WHAT IS BEING ASKED: All lines from the one with "Emit a component" through the one with "import * as", and only those, are to be reproduced exactly, both ends included.

INPUT:
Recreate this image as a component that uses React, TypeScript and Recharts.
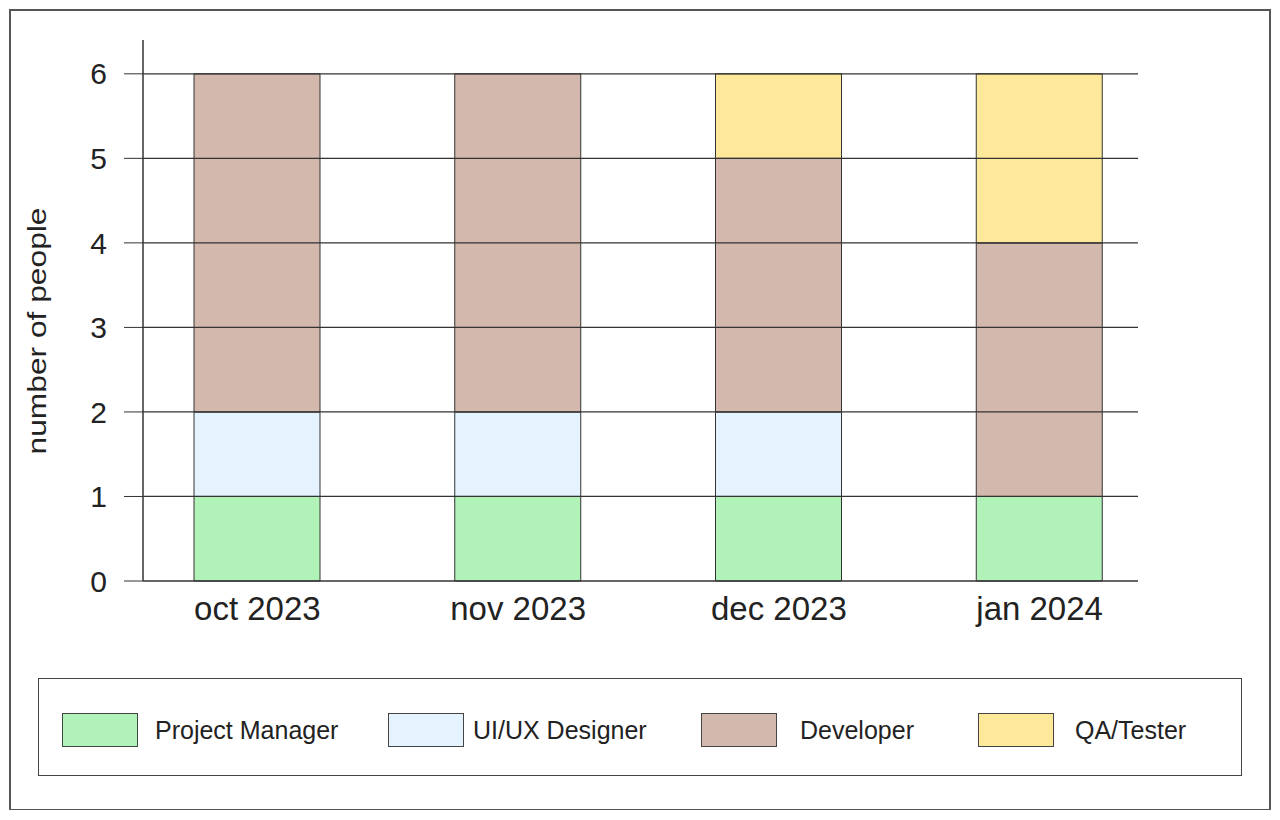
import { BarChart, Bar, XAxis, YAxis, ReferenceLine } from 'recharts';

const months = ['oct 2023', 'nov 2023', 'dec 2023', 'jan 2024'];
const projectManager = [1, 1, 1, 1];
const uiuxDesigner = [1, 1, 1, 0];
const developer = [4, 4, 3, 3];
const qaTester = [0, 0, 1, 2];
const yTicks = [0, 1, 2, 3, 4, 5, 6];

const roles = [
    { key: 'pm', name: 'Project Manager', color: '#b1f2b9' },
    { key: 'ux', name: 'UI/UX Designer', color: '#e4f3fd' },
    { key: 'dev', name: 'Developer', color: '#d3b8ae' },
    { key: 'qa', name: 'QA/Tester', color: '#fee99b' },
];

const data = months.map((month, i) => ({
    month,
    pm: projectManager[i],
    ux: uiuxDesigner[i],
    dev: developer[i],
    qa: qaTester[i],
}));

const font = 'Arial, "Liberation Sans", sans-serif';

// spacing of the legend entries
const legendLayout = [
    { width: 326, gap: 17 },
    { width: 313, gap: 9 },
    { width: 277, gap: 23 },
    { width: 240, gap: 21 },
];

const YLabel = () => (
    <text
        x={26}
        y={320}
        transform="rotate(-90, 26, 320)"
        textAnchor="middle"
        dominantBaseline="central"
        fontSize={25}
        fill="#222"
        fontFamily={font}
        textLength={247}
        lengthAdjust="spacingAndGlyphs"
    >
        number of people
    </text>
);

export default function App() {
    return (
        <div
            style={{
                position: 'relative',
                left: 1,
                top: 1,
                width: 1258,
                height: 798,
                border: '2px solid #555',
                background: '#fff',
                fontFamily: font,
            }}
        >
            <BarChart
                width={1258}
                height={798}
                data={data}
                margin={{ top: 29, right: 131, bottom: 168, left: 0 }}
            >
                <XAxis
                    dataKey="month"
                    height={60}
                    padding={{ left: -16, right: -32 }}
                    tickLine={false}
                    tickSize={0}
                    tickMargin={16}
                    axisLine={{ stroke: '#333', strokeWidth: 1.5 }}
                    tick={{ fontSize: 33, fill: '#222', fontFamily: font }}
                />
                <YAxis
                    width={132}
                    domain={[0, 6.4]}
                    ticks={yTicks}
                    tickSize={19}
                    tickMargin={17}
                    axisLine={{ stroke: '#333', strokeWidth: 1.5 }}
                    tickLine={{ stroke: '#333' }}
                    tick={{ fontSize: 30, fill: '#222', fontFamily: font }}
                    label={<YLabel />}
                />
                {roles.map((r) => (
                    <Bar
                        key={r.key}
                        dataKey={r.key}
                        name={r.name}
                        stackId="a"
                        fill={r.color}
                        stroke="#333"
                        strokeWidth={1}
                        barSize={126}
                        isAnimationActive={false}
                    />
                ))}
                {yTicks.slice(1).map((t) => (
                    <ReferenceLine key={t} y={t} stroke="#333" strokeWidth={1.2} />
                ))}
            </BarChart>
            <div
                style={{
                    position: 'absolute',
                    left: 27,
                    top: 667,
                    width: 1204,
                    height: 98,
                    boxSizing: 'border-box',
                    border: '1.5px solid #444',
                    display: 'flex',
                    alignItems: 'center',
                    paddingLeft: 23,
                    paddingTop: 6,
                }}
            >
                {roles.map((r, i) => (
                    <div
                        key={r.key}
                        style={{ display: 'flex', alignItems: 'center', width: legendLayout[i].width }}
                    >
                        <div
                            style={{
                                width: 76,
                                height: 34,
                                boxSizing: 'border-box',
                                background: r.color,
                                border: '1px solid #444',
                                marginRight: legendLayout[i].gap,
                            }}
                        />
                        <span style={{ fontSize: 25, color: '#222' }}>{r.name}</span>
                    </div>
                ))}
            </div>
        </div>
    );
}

==

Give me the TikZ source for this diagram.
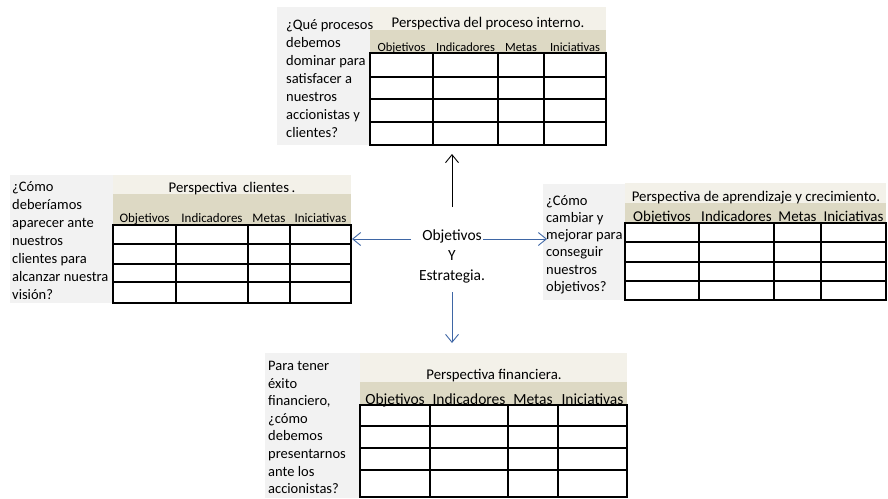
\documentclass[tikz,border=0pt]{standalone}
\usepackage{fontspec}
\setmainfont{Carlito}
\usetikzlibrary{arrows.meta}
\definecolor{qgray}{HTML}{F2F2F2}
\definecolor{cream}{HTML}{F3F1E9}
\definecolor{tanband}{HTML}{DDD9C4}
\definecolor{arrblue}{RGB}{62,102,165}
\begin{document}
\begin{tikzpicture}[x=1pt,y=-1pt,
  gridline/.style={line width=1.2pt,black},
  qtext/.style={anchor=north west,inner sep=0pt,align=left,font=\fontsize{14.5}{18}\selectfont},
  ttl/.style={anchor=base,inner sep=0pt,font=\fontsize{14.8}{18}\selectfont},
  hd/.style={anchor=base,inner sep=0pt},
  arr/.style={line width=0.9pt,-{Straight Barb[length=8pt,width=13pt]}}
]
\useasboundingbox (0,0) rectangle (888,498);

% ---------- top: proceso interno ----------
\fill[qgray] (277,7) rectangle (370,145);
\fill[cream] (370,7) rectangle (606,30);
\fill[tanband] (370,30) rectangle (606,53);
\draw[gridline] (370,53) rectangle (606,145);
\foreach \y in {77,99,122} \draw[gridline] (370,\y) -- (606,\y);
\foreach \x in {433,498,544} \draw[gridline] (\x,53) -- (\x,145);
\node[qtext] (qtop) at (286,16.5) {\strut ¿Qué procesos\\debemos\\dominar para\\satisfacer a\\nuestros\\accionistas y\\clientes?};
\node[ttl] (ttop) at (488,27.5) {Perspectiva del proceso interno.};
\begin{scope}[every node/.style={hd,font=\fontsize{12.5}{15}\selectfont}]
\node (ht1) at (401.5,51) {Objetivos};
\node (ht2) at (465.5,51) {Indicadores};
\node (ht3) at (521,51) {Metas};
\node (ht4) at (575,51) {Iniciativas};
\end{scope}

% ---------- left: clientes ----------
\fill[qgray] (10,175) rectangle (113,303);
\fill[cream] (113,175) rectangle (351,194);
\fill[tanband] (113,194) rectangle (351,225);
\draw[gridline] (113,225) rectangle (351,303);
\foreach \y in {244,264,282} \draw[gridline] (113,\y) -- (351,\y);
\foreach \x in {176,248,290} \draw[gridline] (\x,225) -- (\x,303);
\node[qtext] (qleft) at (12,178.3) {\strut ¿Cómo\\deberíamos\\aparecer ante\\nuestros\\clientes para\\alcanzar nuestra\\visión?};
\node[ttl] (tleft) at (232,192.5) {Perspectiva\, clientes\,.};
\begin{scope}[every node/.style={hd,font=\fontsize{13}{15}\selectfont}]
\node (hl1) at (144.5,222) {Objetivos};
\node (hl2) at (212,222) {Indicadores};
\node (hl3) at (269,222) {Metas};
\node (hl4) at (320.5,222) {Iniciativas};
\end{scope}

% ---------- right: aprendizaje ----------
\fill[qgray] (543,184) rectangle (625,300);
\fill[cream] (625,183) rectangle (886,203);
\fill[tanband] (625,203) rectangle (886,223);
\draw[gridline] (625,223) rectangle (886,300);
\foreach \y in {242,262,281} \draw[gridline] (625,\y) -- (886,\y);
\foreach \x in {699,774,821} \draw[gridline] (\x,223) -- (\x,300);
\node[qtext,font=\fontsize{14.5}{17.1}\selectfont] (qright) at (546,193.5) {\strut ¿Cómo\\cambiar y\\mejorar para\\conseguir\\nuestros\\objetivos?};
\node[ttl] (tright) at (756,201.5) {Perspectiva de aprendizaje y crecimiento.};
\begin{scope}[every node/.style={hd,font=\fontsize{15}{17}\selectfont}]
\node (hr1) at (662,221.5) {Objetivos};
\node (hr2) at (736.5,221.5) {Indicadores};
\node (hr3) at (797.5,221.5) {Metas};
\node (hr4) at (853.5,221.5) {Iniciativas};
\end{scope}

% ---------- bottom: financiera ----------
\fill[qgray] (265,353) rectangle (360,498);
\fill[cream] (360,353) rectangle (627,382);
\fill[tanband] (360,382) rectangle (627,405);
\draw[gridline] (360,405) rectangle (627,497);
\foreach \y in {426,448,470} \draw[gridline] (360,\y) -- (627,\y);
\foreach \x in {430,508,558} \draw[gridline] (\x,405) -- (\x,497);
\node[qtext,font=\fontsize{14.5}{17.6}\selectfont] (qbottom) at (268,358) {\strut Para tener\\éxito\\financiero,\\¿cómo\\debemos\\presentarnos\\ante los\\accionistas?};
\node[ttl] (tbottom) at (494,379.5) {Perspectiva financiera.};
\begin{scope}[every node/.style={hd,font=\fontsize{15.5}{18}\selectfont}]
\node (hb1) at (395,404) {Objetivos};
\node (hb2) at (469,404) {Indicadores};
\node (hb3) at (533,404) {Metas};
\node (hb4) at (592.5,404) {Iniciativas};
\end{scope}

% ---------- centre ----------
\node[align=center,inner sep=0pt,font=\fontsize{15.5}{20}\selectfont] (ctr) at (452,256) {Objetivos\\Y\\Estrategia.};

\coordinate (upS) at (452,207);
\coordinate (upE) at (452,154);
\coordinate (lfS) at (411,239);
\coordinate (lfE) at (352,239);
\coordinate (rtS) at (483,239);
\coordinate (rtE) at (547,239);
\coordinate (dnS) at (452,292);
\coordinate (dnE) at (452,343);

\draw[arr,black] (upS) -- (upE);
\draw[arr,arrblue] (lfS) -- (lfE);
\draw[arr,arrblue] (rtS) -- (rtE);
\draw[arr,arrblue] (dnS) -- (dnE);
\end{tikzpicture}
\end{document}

==

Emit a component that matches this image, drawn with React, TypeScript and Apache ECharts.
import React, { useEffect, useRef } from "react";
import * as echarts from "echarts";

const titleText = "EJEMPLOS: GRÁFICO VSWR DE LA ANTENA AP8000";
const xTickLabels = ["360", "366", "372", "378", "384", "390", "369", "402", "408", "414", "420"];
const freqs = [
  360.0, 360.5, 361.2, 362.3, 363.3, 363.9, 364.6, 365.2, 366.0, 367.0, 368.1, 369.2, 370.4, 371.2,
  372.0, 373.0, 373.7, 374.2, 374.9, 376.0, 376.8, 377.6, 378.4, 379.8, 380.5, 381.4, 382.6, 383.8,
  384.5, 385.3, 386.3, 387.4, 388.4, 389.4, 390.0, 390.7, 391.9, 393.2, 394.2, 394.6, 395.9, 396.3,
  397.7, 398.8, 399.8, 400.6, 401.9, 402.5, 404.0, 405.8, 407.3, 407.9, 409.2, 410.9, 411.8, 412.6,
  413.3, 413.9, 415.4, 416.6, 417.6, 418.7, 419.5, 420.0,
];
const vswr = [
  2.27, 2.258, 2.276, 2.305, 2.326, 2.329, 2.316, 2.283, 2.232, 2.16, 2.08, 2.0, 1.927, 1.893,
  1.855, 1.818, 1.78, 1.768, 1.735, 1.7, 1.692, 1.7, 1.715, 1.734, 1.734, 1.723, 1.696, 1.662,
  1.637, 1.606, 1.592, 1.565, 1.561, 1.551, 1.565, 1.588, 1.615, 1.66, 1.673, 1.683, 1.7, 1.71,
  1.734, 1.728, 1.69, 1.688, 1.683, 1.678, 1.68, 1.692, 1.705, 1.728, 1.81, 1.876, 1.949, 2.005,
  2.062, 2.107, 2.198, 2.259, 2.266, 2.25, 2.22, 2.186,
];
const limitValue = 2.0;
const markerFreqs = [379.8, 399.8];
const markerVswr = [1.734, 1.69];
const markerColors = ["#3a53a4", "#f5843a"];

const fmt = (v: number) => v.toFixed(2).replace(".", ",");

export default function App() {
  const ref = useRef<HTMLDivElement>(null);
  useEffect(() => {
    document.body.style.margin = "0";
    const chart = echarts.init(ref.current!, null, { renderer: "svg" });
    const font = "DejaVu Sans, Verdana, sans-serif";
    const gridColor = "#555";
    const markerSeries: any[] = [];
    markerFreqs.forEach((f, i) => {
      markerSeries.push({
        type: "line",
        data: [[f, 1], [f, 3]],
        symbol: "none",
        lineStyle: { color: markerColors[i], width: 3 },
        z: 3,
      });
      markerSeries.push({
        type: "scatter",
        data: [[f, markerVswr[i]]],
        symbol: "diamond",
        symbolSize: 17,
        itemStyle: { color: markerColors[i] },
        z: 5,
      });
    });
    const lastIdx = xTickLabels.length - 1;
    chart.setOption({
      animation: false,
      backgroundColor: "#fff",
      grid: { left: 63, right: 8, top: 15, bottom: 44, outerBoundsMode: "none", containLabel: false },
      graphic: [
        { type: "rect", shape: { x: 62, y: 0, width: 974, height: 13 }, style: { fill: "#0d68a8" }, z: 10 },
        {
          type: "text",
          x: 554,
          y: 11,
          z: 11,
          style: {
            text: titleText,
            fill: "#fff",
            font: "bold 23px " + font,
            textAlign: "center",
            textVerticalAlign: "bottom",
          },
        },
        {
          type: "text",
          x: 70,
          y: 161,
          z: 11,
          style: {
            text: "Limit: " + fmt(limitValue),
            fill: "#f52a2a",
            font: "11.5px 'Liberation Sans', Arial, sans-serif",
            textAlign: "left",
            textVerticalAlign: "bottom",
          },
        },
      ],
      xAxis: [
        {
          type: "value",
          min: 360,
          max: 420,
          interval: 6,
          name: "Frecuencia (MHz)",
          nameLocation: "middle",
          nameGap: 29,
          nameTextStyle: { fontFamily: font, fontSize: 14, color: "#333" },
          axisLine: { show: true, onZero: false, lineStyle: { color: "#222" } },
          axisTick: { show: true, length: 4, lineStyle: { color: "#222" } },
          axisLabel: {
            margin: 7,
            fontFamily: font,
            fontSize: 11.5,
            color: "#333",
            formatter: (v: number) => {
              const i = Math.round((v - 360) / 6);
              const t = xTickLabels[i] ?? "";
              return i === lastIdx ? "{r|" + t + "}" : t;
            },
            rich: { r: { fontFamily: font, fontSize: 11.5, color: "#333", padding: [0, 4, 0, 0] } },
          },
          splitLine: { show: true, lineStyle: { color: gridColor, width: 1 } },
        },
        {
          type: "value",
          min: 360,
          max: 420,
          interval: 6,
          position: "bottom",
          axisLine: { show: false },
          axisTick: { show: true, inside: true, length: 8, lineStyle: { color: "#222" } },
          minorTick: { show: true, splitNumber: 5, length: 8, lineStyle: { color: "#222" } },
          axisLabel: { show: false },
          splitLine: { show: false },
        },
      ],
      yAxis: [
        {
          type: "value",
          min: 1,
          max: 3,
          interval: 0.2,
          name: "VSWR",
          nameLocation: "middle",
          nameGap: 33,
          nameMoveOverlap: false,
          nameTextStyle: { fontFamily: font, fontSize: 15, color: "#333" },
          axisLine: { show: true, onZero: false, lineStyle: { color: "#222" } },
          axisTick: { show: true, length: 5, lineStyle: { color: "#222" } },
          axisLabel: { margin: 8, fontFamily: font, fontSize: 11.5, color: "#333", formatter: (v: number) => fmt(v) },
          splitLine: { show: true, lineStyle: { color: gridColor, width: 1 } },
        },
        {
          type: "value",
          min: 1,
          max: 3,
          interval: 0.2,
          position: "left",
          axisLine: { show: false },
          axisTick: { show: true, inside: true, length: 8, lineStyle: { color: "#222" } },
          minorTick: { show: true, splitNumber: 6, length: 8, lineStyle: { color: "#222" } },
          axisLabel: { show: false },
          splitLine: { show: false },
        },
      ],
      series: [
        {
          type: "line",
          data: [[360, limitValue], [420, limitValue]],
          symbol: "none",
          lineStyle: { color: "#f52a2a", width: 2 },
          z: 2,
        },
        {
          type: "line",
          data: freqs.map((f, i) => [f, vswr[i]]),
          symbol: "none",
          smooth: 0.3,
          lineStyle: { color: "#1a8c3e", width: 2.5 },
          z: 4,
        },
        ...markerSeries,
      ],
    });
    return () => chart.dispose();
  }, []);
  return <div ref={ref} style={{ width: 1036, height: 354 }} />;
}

RESULT FOR THIS EXERCISE:
Emit a component that matches this image, drawn with React, TypeScript and Apache ECharts.
import React, { useEffect, useRef } from "react";
import * as echarts from "echarts";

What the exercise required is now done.